Pare che a Milano lo Stato abbia fatto un passo indietro, almeno per qualche giorno. Dopo la morte del giovane Ramy Engalm in quel maledetto incidente al Corvetto, le autorità hanno deciso di giocare una carta che sa tanto di resa temporanea: via i Carabinieri dalla zona calda, dentro la Polizia. Una mossa che puzza di compromesso, orchestrata per placare gli animi ma che lascia l’amaro in bocca a chi veste la divisa.

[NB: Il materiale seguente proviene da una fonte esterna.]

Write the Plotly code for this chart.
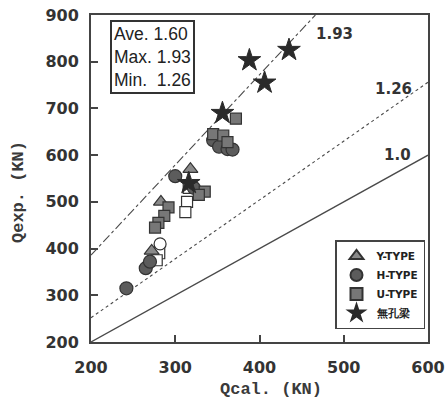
import plotly.graph_objects as go

# Calculated vs. experimental shear capacity of perforated beams
# Y-TYPE openings (triangles)
y_qcal = [318, 283, 272]
y_qexp = [570, 500, 395]
# H-TYPE openings (circles)
h_qcal = [242, 265, 270, 300, 322, 345, 352, 362, 368]
h_qexp = [315, 358, 372, 555, 530, 632, 618, 613, 612]
h_open_qcal = [282]
h_open_qexp = [410]
# U-TYPE openings (squares)
u_qcal = [372, 345, 357, 362, 335, 328, 292, 287, 280, 276]
u_qexp = [678, 645, 642, 628, 522, 515, 488, 470, 455, 445]
u_open_qcal = [316, 314, 312, 281, 278]
u_open_qexp = [530, 500, 478, 390, 375]
# Beams without openings (stars)
s_qcal = [435, 388, 406, 356, 316]
s_qexp = [825, 803, 755, 690, 540]

# Reference ratios Qexp / Qcal
ratios = [1.0, 1.26, 1.93]
ratio_labels = ["1.0", "1.26", "1.93"]
ratio_dash = ["solid", "dot", "dashdot"]
stats_text = ["Ave.\u00a01.60", "Max.\u00a01.93", "Min.\u00a0\u00a01.26"]

X_MIN, X_MAX = 200, 600
Y_MIN, Y_MAX = 200, 900

fig = go.Figure()

for k, dash in zip(ratios, ratio_dash):
    x_end = min(X_MAX, Y_MAX / k)
    fig.add_trace(go.Scatter(
        x=[X_MIN, x_end], y=[k * X_MIN, k * x_end], mode="lines",
        line=dict(color="#4a4a4a", width=1.3 if dash == "solid" else 1.1, dash=dash),
        showlegend=False, hoverinfo="skip"))

lbl_font = dict(family="DejaVu Sans", size=10.5, color="#222", weight="bold")

fig.add_trace(go.Scatter(
    x=u_open_qcal, y=u_open_qexp, mode="markers", showlegend=False,
    marker=dict(symbol="square", size=11, color="white", line=dict(color="#333", width=1.2))))
fig.add_trace(go.Scatter(
    x=h_open_qcal, y=h_open_qexp, mode="markers", showlegend=False,
    marker=dict(symbol="circle", size=12, color="white", line=dict(color="#333", width=1.2))))
fig.add_trace(go.Scatter(
    x=y_qcal, y=y_qexp, mode="markers", name="Y-TYPE",
    marker=dict(symbol="triangle-up", size=13, color="#8a8a8a", line=dict(color="#333", width=1.2))))
fig.add_trace(go.Scatter(
    x=h_qcal, y=h_qexp, mode="markers", name="H-TYPE",
    marker=dict(symbol="circle", size=13, color="#5c5c5c", line=dict(color="#333", width=1.2))))
fig.add_trace(go.Scatter(
    x=u_qcal, y=u_qexp, mode="markers", name="U-TYPE",
    marker=dict(symbol="square", size=11, color="#777777", line=dict(color="#333", width=1.2))))
fig.add_trace(go.Scatter(
    x=s_qcal, y=s_qexp, mode="markers", name="無孔梁",
    marker=dict(symbol="star", size=17, color="#2a2a2a", line=dict(color="#2a2a2a", width=1))))

L, R, T, B = 91, 428, 15, 342
W, H = 445, 402


def px_to_paper(px, py):
    return (px - L) / (R - L), (B - py) / (B - T)


# ratio labels near the right end of each line
label_pos = {"1.93": (334, 34), "1.26": (393, 89), "1.0": (397, 155)}
for txt in ratio_labels:
    xp, yp = px_to_paper(*label_pos[txt])
    fig.add_annotation(x=xp, y=yp, xref="paper", yref="paper", text=txt, showarrow=False,
                       xanchor="center", yanchor="middle",
                       font=dict(family="DejaVu Sans", size=15, color="#333", weight="bold"))

xp, yp = px_to_paper(110, 20)
fig.add_annotation(x=xp, y=yp, xref="paper", yref="paper", xanchor="left", yanchor="top",
                   text="<br>".join(stats_text), align="left", showarrow=False,
                   font=dict(family="Liberation Sans", size=17.5, color="#222"),
                   bordercolor="#333", borderwidth=2, borderpad=2, bgcolor="white")

# axis titles
title_font = dict(family="Liberation Mono", size=17, color="#3a3a3a", weight="bold")
xp, yp = px_to_paper(271, 389)
fig.add_annotation(x=xp, y=yp, xref="paper", yref="paper", text="Qcal.\u00a0(KN)", showarrow=False,
                   xanchor="center", yanchor="middle", font=title_font)
xp, yp = px_to_paper(18, 192)
fig.add_annotation(x=xp, y=yp, xref="paper", yref="paper", text="Qexp.\u00a0(KN)", showarrow=False,
                   xanchor="center", yanchor="middle", textangle=-90, font=title_font)

tick_font = dict(family="DejaVu Sans", size=16, color="#333", weight="bold")
axis_common = dict(showgrid=False, zeroline=False, showline=True, linecolor="#444", linewidth=2,
                   mirror=True, ticks="inside", ticklen=7, tickwidth=1.5, tickcolor="#444",
                   tickfont=tick_font, automargin=False)

fig.update_xaxes(range=[X_MIN, X_MAX], tickvals=[200, 300, 400, 500, 600],
                 ticklabelstandoff=10, **axis_common)
fig.update_yaxes(range=[Y_MIN, Y_MAX], tickvals=list(range(200, 901, 100)),
                 ticklabelstandoff=7, **axis_common)

lx, ly = px_to_paper(335, 240)
fig.update_layout(
    width=W, height=H, margin=dict(l=L, r=W - R, t=T, b=H - B, autoexpand=False),
    paper_bgcolor="white", plot_bgcolor="white",
    legend=dict(x=lx, y=ly, xanchor="left", yanchor="top", bordercolor="#444", borderwidth=1.5,
                bgcolor="white", font=lbl_font, itemsizing="constant", tracegroupgap=0,
                itemwidth=30),
)

fig.write_html("out.html")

Il Balletto delle Competenze

Chi mastica le strade di Milano sa bene che la città è divisa in tre fette come una torta: due alla Polizia, una ai Carabinieri. E guarda caso, proprio quel pezzo di città ribelle chiamato Corvetto è – o meglio, era – territorio dell’Arma. Sembra che qualcuno ai piani alti abbia pensato bene di rimescolare le carte, almeno per un po’. Una decisione che ha fatto storcere più di un naso tra i militari.

L’Indagine che Scotta

Mentre la Procura setaccia i video delle telecamere come cercasse l’ago nel pagliaio, si rincorrono voci e controvoci. Un testimone giura di aver visto il contatto fatale tra gazzella e scooter. Le Iene buttano benzina sul fuoco con testimonianze di presunte pressioni per cancellare video. L’Arma risponde piccata: “Non facciamo certe cose, mai fatto, mai faremo”.

La Voce della Strada

Intanto, mentre l’imam predica calma e responsabilità ai funerali di Ramy, nei corridoi delle caserme serpeggia un malcontento che sa di beffa. I militari hanno obbedito agli ordini, come sempre, ma con un peso sul cuore. E quella raccolta fondi da 50mila euro per le spese legali del collega indagato? Sa tanto di solidarietà spontanea, di chi non ci sta a passare per carnefice.

L’Amaro in Bocca

C’è qualcosa che stona in questa storia, e non sono solo le sirene delle volanti. Mentre lo Stato arretra tatticamente nelle strade del Corvetto, chi indossa la divisa si ritrova a fare i conti con una solitudine che fa male. Anche il silenzio del neo comandante generale Luongo stride con la memoria dei suoi predecessori, sempre pronti a salire in cattedra per chiedere – giustamente – la testa di chi sbagliava. Ma oggi? Oggi pare che la bilancia della giustizia penda solo da un lato.

La Domanda che Brucia

E qui viene il bello – o meglio, il brutto. Se chi sbaglia finisce alla gogna mediatica prima ancora di un processo, che tutele ha chi fa semplicemente il proprio dovere? Chi rischia la pelle ogni notte per uno stipendio che fa sorridere? La matematica non è un’opinione: se da una parte si punisce (anche platealmente) chi commette errori, dall’altra il silenzio assordante sulla protezione di chi serve lo Stato con onore fa più rumore di mille sirene spiegate. È questo lo Stato che dovrebbe tutelare le sue divise? La risposta, per ora, resta sospesa nell’aria pesante del Corvetto. Come una domanda che nessuno vuole davvero affrontare.